A Tougher Approach on North Korean Nukes

A change in approach by the U.S.-ROK alliance could pay long-term dividends.

A Tougher Approach on North Korean Nukes
Credit: Cheong Wa Dae

The DPRK’s fifth nuclear test on September 9 reveals the extent to which the Kim regime is determined to acquire an operational nuclear arsenal. When combined with recent missile test successes like the launch of a Musudan Intermediate Range Ballistic Missile (IRBM) on June 22 and the demonstration of a Submarine Launched Ballistic Missile (SLBM) capability with the firing of a Bukguekseong-1 SLBM on 24 August, the latest North Korean supreme leader, Kim Jong-un has shown the international community that he has abandoned all pretenses towards the denuclearization of the Korean peninsula.

Unlike his grandfather Kim Il-sung and father Kim Jong-il before him, who were relatively prepared to countenance the North’s denuclearization with the 1994 Agreed Framework and nuclear concessions from 2007 to 2008, respectively, Kim Jong-un seems bent on forging a new North Korean identity as a nuclear state. Evidence of this can be seen in his new national ideology of Byungjin, which legitimizes nuclear arms by claiming that they can be acquired while building a prosperous economy, despite the international isolation enforced upon his nation due to the global opprobrium against nuclear weapons.
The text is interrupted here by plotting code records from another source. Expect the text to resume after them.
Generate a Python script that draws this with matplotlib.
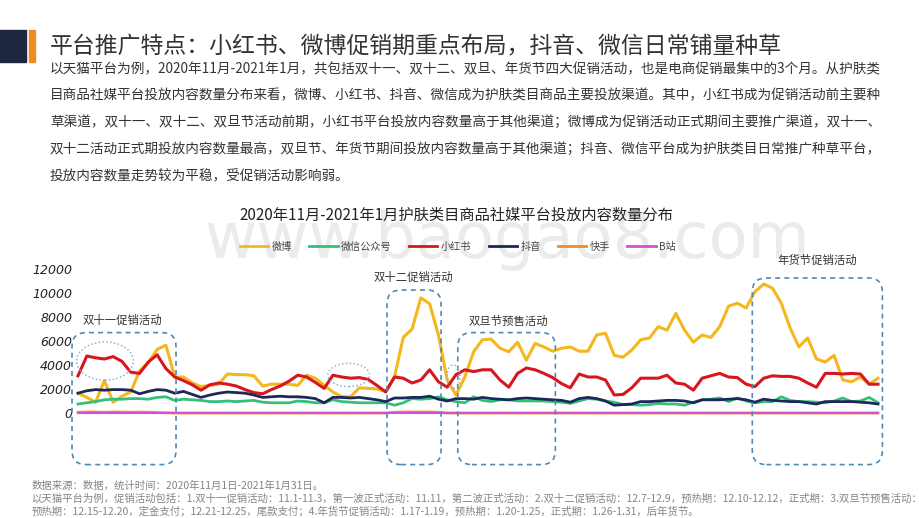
import numpy as np
import pandas as pd
import matplotlib
matplotlib.use("Agg")
import matplotlib.pyplot as plt
from matplotlib.patches import FancyBboxPatch, Ellipse, Rectangle

plt.rcParams['font.family'] = ['Noto Sans CJK SC', 'DejaVu Sans']

# 2020-11-01 .. 2021-01-31, one point per day
dates = pd.date_range('2020-11-01', '2021-01-31', freq='D')

weibo = [1650, 1300, 900, 2700, 900, 1400, 1750, 3500, 4200, 5300,
         5650, 3000, 3000, 2500, 2200, 2300, 2400, 3250, 3200, 3200,
         3100, 2250, 2400, 2400, 2400, 2300, 3150, 2900, 2300, 1750,
         1350, 1350, 2100, 2050, 2000, 1800, 3000, 6300, 7000, 9600,
         9100, 6500, 2750, 1500, 3000, 5100, 6100, 6150, 5400, 5100,
         5900, 4400, 5800, 5500, 5150, 5400, 5500, 5150, 5150, 6500,
         6650, 4800, 4650, 5250, 6100, 6250, 7200, 6900, 8300, 6900,
         5900, 6500, 6300, 7200, 8900, 9150, 8750, 10100, 10750, 10400,
         9150, 7100, 5500, 6250, 4500, 4250, 4800, 2750, 2600, 3000,
         2400, 2900]
wechat = [750, 850, 950, 1100, 1150, 1150, 1200, 1200, 1150, 1300,
          1350, 1050, 1150, 1100, 1050, 950, 950, 1000, 950, 1000,
          1050, 900, 850, 850, 850, 1000, 950, 850, 850, 1100,
          950, 900, 850, 850, 850, 850, 650, 850, 1200, 1150,
          1200, 1350, 1100, 950, 850, 1350, 1050, 950, 1100, 1100,
          1000, 1000, 1000, 1000, 950, 900, 800, 1000, 1200, 1150,
          1000, 900, 700, 700, 650, 700, 800, 750, 750, 650,
          900, 1100, 1150, 1250, 950, 1250, 1000, 850, 950, 950,
          1350, 1050, 950, 950, 900, 850, 1000, 1250, 950, 1000,
          1300, 850]
xhs = [3100, 4750, 4600, 4500, 4700, 4300, 3400, 3300, 4250, 4850,
       3700, 3000, 2700, 2350, 1900, 2350, 2500, 2400, 2250, 1950,
       1700, 1600, 1950, 2250, 2650, 3150, 3000, 2550, 2050, 3150,
       3000, 2900, 2950, 2800, 2300, 1750, 3000, 2900, 2500, 2750,
       3600, 2600, 2150, 3200, 3600, 3450, 3600, 3600, 2750, 2150,
       3300, 3750, 3600, 3300, 2950, 2450, 2100, 3250, 3000, 3000,
       2750, 1500, 1550, 2100, 2900, 2900, 2900, 3150, 2500, 2400,
       1900, 2900, 3100, 3300, 3000, 2950, 2400, 2200, 2900, 3100,
       3050, 3050, 2900, 2500, 2150, 3300, 3300, 3250, 3300, 3250,
       2400, 2400]
douyin = [1650, 1850, 1950, 1900, 1950, 1950, 1900, 1600, 1800, 1950,
          1900, 1650, 1800, 1550, 1300, 1500, 1650, 1750, 1700, 1650,
          1500, 1300, 1350, 1400, 1350, 1350, 1300, 1200, 850, 1300,
          1300, 1250, 1300, 1200, 1100, 950, 1250, 1250, 1300, 1300,
          1400, 1150, 1000, 1200, 1200, 1150, 1300, 1200, 1150, 1100,
          1200, 1250, 1200, 1150, 1100, 1050, 900, 1200, 1300, 1200,
          1000, 650, 700, 750, 950, 950, 1000, 1050, 1050, 1000,
          850, 1100, 1100, 1100, 1150, 1200, 1100, 900, 1150, 1050,
          1000, 950, 950, 850, 750, 950, 950, 950, 950, 900,
          850, 750]
kuaishou = [60, 80, 80, 60, 80, 80, 60, 80, 60, 40,
            20, 0, 0, 0, 0, 0, 0, 0, 0, 0,
            0, 0, 0, 0, 0, 0, 0, 0, 0, 0,
            0, 0, 0, 0, 0, 0, 60, 80, 80, 80,
            80, 60, 0, 0, 0, 0, 0, 0, 0, 0,
            0, 0, 0, 0, 0, 0, 0, 0, 0, 0,
            0, 0, 0, 0, 0, 0, 0, 0, 0, 0,
            0, 0, 0, 0, 0, 0, 0, 0, 0, 0,
            0, 0, 0, 0, 0, 0, 0, 0, 0, 0,
            0, 0]
bilibili = [0] * len(dates)

series = [('微博', weibo, '#f4b71c', 2.2),
          ('微信公众号', wechat, '#34c079', 2.0),
          ('小红书', xhs, '#d7161e', 2.2),
          ('抖音', douyin, '#1b2858', 2.0),
          ('快手', kuaishou, '#f08a2c', 2.0),
          ('B站', bilibili, '#d152d1', 1.5)]

# promotion boxes: (label, first day, last day, top value, label day, label value)
promos = [('双十一促销活动', -0.68, 11.15, 6700, 5.1, 7700),
          ('双十二促销活动', 35.15, 41.3, 10250, 38.1, 11300),
          ('双旦节预售活动', 43.2, 54.3, 6700, 49.0, 7600),
          ('年货节促销活动', 76.7, 91.5, 11250, 84.1, 12700)]
box_bottom = -4300
# dotted ellipses: (center day, center value, width days, height value)
rings = [(3.07, 4330, 6.45, 3190),
         (30.8, 3170, 4.74, 1940),
         (42.7, 3030, 1.52, 1940)]

yticks = [0, 2000, 4000, 6000, 8000, 10000, 12000]

W, H = 920, 518
fig = plt.figure(figsize=(9.2, 5.18), dpi=100)
fig.patch.set_facecolor('white')

# watermark
fig.text(507 / W, 1 - 240 / H, 'www.baogao8.com', fontsize=46, color='#ebebeb',
         ha='center', va='center', family='DejaVu Sans', zorder=-1)

# header
fig.patches.append(Rectangle((0, 1 - 62 / H), 26 / W, 32 / H, transform=fig.transFigure,
                             color='#1f2640', zorder=1))
fig.patches.append(Rectangle((29 / W, 1 - 62 / H), 6 / W, 32 / H, transform=fig.transFigure,
                             color='#f08a24', zorder=1))
fig.text(50 / W, 1 - 46 / H, '平台推广特点：小红书、微博促销期重点布局，抖音、微信日常铺量种草',
         fontsize=16.5, color='#333333', va='center', ha='left')

para = ['以天猫平台为例，2020年11月-2021年1月，共包括双十一、双十二、双旦、年货节四大促销活动，也是电商促销最集中的3个月。从护肤类',
        '目商品社媒平台投放内容数量分布来看，微博、小红书、抖音、微信成为护肤类目商品主要投放渠道。其中，小红书成为促销活动前主要种',
        '草渠道，双十一、双十二、双旦节活动前期，小红书平台投放内容数量高于其他渠道；微博成为促销活动正式期间主要推广渠道，双十一、',
        '双十二活动正式期投放内容数量最高，双旦节、年货节期间投放内容数量高于其他渠道；抖音、微信平台成为护肤类目日常推广种草平台，',
        '投放内容数量走势较为平稳，受促销活动影响弱。']
for k, line in enumerate(para):
    fig.text(50 / W, 1 - (69 + 26.75 * k) / H, line, fontsize=9.8, color='#333333',
             va='center', ha='left')

fig.text(456 / W, 1 - 215 / H, '2020年11月-2021年1月护肤类目商品社媒平台投放内容数量分布',
         fontsize=11, color='#222222', ha='center', va='center')

# chart axes: day index -> pixel 78 + 8.79*i ; value 0 at y=413, 12000 at y=269
px_day = 800 / 91
x0, x1 = -0.5, 93.5
v_per_px = 12000 / 144
y_top_px, y_bot_px = 250, 470
left = (78 + x0 * px_day) / W
width = (x1 - x0) * px_day / W
ax = fig.add_axes([left, 1 - y_bot_px / H, width, (y_bot_px - y_top_px) / H])
ax.set_xlim(x0, x1)
ax.set_ylim((413 - y_bot_px) * v_per_px, (413 - y_top_px) * v_per_px)
ax.patch.set_visible(False)

x = np.arange(len(dates))
for name, vals, color, lw in series:
    ax.plot(x, vals, color=color, lw=lw, label=name, solid_joinstyle='round', zorder=3)

ax.set_yticks(yticks)
ax.set_yticklabels([str(t) for t in yticks], fontsize=9, color='#222222',
                   family='DejaVu Sans', style='italic')
ax.set_xticks([])
ax.tick_params(axis='y', length=0, pad=1)
for s in ax.spines.values():
    s.set_visible(False)

aspect = v_per_px / (1 / px_day)
for label, d0, d1, top, lx, ly in promos:
    box = FancyBboxPatch((d0, box_bottom), d1 - d0, top - box_bottom,
                         boxstyle='round,pad=0,rounding_size=1.6', mutation_aspect=aspect,
                         fill=False, edgecolor='#4f8ab3', lw=1.2, ls=(0, (3, 2.5)),
                         clip_on=False, zorder=4)
    ax.add_patch(box)
    ax.text(lx, ly, label, fontsize=8.2, color='#333333', ha='center', va='center')

for cx, cy, w, h in rings:
    ax.add_patch(Ellipse((cx, cy), w, h, fill=False, edgecolor='#8fb3c8', lw=1.1,
                         ls=(0, (1, 1.5)), clip_on=False, zorder=4))

leg = fig.legend(*ax.get_legend_handles_labels(), loc='center', ncol=6,
                 bbox_to_anchor=(458 / W, 1 - 247 / H), frameon=False, fontsize=7.3,
                 handlelength=2.8, columnspacing=1.7, handletextpad=0.35, labelcolor='#444444')
for h in leg.get_lines():
    h.set_linewidth(2.0)

notes = ['数据来源：数据，统计时间：2020年11月1日-2021年1月31日。',
         '以天猫平台为例，促销活动包括：1.双十一促销活动：11.1-11.3，第一波正式活动：11.11，第二波正式活动：2.双十二促销活动：12.7-12.9，预热期：12.10-12.12，正式期：3.双旦节预售活动：12.',
         '预热期：12.15-12.20，定金支付；12.21-12.25，尾款支付；4.年货节促销活动：1.17-1.19，预热期：1.20-1.25，正式期：1.26-1.31，后年货节。']
for k, line in enumerate(notes):
    fig.text(32 / W, 1 - (486 + 12.5 * k) / H, line, fontsize=7.5, color='#858585',
             ha='left', va='center')

fig.savefig('out.png', dpi=100, facecolor='white')
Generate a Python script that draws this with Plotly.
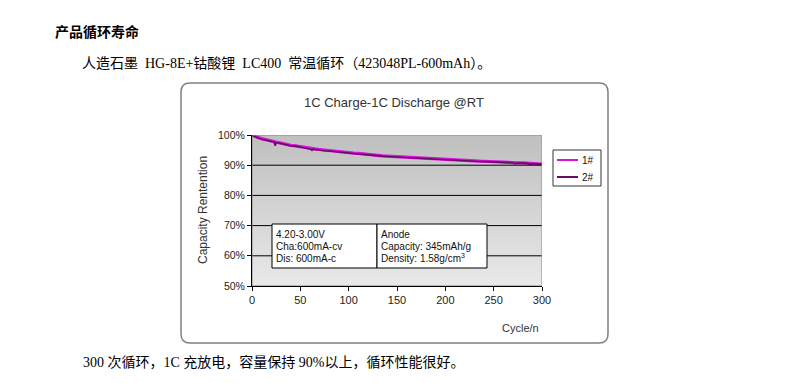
import plotly.graph_objects as go

W, H = 786, 383

cycles = [0, 2, 5, 10, 15, 20, 23, 24, 25, 30, 35, 40, 45, 50, 55, 60, 62, 63, 65, 70,
          75, 80, 85, 90, 95, 100, 105, 110, 115, 120, 125, 130, 135, 140, 145, 150,
          155, 160, 165, 170, 175, 180, 185, 190, 195, 200, 205, 210, 215, 220, 225,
          230, 235, 240, 245, 250, 255, 260, 265, 270, 272, 275, 280, 285, 287, 290,
          295, 300]
cell1 = [100.0, 99.7, 99.3, 98.8, 98.4, 98.0, 97.8, 97.4, 97.6, 97.3, 96.9, 96.6, 96.4,
         96.1, 95.8, 95.6, 95.4, 95.5, 95.4, 95.2, 95.0, 94.8, 94.7, 94.5, 94.3, 94.2,
         94.0, 93.9, 93.7, 93.6, 93.4, 93.3, 93.1, 93.0, 92.9, 92.8, 92.7, 92.6, 92.5,
         92.4, 92.3, 92.2, 92.1, 92.0, 91.95, 91.9, 91.8, 91.7, 91.65, 91.55, 91.5, 91.4,
         91.35, 91.3, 91.2, 91.15, 91.1, 91.0, 90.95, 90.9, 90.85, 90.8, 90.75, 90.7,
         90.65, 90.6, 90.5, 90.4]
cell2 = [100.0, 99.6, 99.2, 98.6, 98.2, 97.8, 97.7, 96.4, 97.5, 97.2, 96.8, 96.4, 96.3,
         95.9, 95.7, 95.4, 94.9, 95.3, 95.2, 95.0, 94.8, 94.7, 94.5, 94.3, 94.2, 94.0,
         93.9, 93.7, 93.6, 93.4, 93.3, 93.1, 93.0, 92.9, 92.8, 92.7, 92.6, 92.5, 92.4,
         92.3, 92.2, 92.1, 92.0, 91.9, 91.85, 91.8, 91.7, 91.6, 91.5, 91.45, 91.4, 91.3,
         91.25, 91.2, 91.1, 91.05, 91.0, 90.9, 90.85, 90.8, 90.5, 90.75, 90.7, 90.6,
         90.3, 90.55, 90.45, 90.3]
series_names = ["1#", "2#"]
series_colors = ["#dd10dd", "#6a0a6a"]

y_ticks = [50, 60, 70, 80, 90, 100]
y_tick_labels = ["50%", "60%", "70%", "80%", "90%", "100%"]
x_ticks = [0, 50, 100, 150, 200, 250, 300]

# pixel helpers -> paper coordinates
def px(x):
    return x / W

def py(y):
    return 1 - y / H

PL, PR, PT, PB = 252, 542, 135, 286
FONT = "Liberation Sans, Arial"

fig = go.Figure()

# gradient background of plot area
fig.add_trace(go.Scatter(
    x=[0, 300, 300, 0, 0], y=[50, 50, 100, 100, 50], mode="lines",
    line=dict(width=0), fill="toself",
    fillgradient=dict(type="vertical", start=50, stop=100,
                      colorscale=[[0, "#e9e9e9"], [1, "#bfbfbf"]]),
    showlegend=False, hoverinfo="skip"))

for name, vals, col, lw in zip(series_names, [cell1, cell2], series_colors, [3.2, 1.6]):
    fig.add_trace(go.Scatter(x=cycles, y=vals, mode="lines", name=name,
                             line=dict(color=col, width=lw), showlegend=False))

shapes = []
# rounded frame
x0, x1, y0, y1 = px(181), px(608), py(83), py(343)
rx, ry = 9 / W, 9 / H
path = (f"M {x0+rx},{y0} L {x1-rx},{y0} Q {x1},{y0} {x1},{y0-ry} "
        f"L {x1},{y1+ry} Q {x1},{y1} {x1-rx},{y1} L {x0+rx},{y1} "
        f"Q {x0},{y1} {x0},{y1+ry} L {x0},{y0-ry} Q {x0},{y0} {x0+rx},{y0} Z")
shapes.append(dict(type="path", xref="paper", yref="paper", path=path,
                   line=dict(color="#808080", width=1.5), fillcolor="white", layer="below"))
# gridlines drawn above background
for t in y_ticks[1:-1]:
    shapes.append(dict(type="line", xref="x", yref="y", x0=0, x1=300, y0=t, y1=t,
                       line=dict(color="black", width=1), layer="above"))
# plot area border (gray top/right)
shapes.append(dict(type="rect", xref="x", yref="y", x0=0, x1=300, y0=50, y1=100,
                   line=dict(color="#8a8a8a", width=1), layer="above"))
# info boxes
shapes.append(dict(type="rect", xref="paper", yref="paper", x0=px(272), x1=px(377),
                   y0=py(268), y1=py(224), line=dict(color="black", width=1),
                   fillcolor="white", layer="above"))
shapes.append(dict(type="rect", xref="paper", yref="paper", x0=px(377), x1=px(487),
                   y0=py(268), y1=py(224), line=dict(color="black", width=1),
                   fillcolor="white", layer="above"))
# legend box and samples
shapes.append(dict(type="rect", xref="paper", yref="paper", x0=px(553), x1=px(601),
                   y0=py(186), y1=py(150), line=dict(color="#333", width=1),
                   fillcolor="white", layer="above"))
for i, col in enumerate(series_colors):
    yy = py(160 + i * 17)
    shapes.append(dict(type="line", xref="paper", yref="paper", x0=px(557), x1=px(578),
                       y0=yy, y1=yy, line=dict(color=col, width=2), layer="above"))

ann = []
def text(x, y, s, size=11, anchor="left", color="#333", family=FONT, **kw):
    ann.append(dict(x=px(x), y=py(y), xref="paper", yref="paper", text=s, showarrow=False,
                    xanchor=anchor, yanchor="middle", font=dict(size=size, color=color,
                    family=family), **kw))

CJK = "Liberation Serif, Noto Sans CJK SC"
text(53, 32, "<b>产品循环寿命</b>", size=14, color="black", family=CJK)
text(80, 64, "人造石墨  HG-8E+钴酸锂  LC400  常温循环（423048PL-600mAh）。", size=14,
     color="black", family=CJK)
text(81, 362, "300 次循环，1C 充放电，容量保持 90%以上，循环性能很好。", size=14,
     color="black", family=CJK)

text(394, 102, "1C Charge-1C Discharge @RT", size=13, anchor="center")
text(520, 328, "Cycle/n", size=11, anchor="center")
text(203, 210, "Capacity Rentention", size=12, anchor="center", textangle=-90)

for i, s in enumerate(["4.20-3.00V", "Cha:600mA-cv", "Dis: 600mA-c"]):
    text(274, 235 + i * 11.5, s, size=10, color="#111")
for i, s in enumerate(["Anode", "Capacity: 345mAh/g", "Density: 1.58g/cm<sup>3</sup>"]):
    text(379, 235 + i * 11.5, s, size=10, color="#111")
for i, s in enumerate(series_names):
    text(580, 160 + i * 17, s, size=10, color="#111")

fig.update_layout(
    width=W, height=H, margin=dict(l=0, r=0, t=0, b=0, autoexpand=False),
    paper_bgcolor="white", plot_bgcolor="rgba(0,0,0,0)",
    shapes=shapes, annotations=ann, showlegend=False,
    xaxis=dict(domain=[px(PL), px(PR)], range=[0, 300], tickvals=x_ticks,
               showgrid=False, zeroline=False, showline=True, linecolor="black",
               ticks="outside", ticklen=4, tickcolor="black", automargin=False,
               tickfont=dict(size=11, color="#222", family=FONT)),
    yaxis=dict(domain=[py(PB), py(PT)], range=[50, 100], tickvals=y_ticks,
               ticktext=y_tick_labels, showgrid=False, zeroline=False, showline=True,
               linecolor="black", ticks="outside", ticklen=4, tickcolor="black",
               automargin=False,
               tickfont=dict(size=10.5, color="#222", family=FONT)),
)

fig.write_html("out.html", config={"displayModeBar": False},
               post_script="document.body.style.margin='0';")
Near-Term Options for the US-ROK Alliance  

To deal with Kim’s defiant “nukes and butter” Byungjin strategy, a security- and economics-based strategic signaling approach could be one option. On the security front, the yearly U.S.-ROK military exercises that cause Pyongyang so much anxiety could be modified to send the Kim regime a message that any attempt to destabilize South Korea using missiles, covert land infiltration forces, or provocation using naval assets is doomed to failure. Towards this end, exercises involving air defense artillery designed to intercept missiles, like the MIM-104 Patriot Anti-Ballistic Missile (ABM) system or the U.S.-deployed Terminal High Altitude Area Defense (THAAD) ABM system, could be stressed. Additionally, counter-terrorism exercises involving South Korean police along with U.S. and ROK special forces should be held or expanded to showcase the ability of the U.S.-ROK alliance to effectively manage infiltration operations from the DPRK, like the 1996 Gangneung submarine infiltration incident. Lastly, more joint anti-surface and anti-submarine warfare exercises between the U.S. and ROK navies should be held. This would strengthen defenses against a repeat of the Cheonan incident in March 2010, where a South Korea warship, the ROKS Cheonan was allegedly sunk by a North Korean torpedo. Moreover, it would help to guard against the growing SLBM threat from the North. In effect, the message would be that the stability of the status quo is preferred and any attempt to disrupt it would be doomed to embarrassing failure.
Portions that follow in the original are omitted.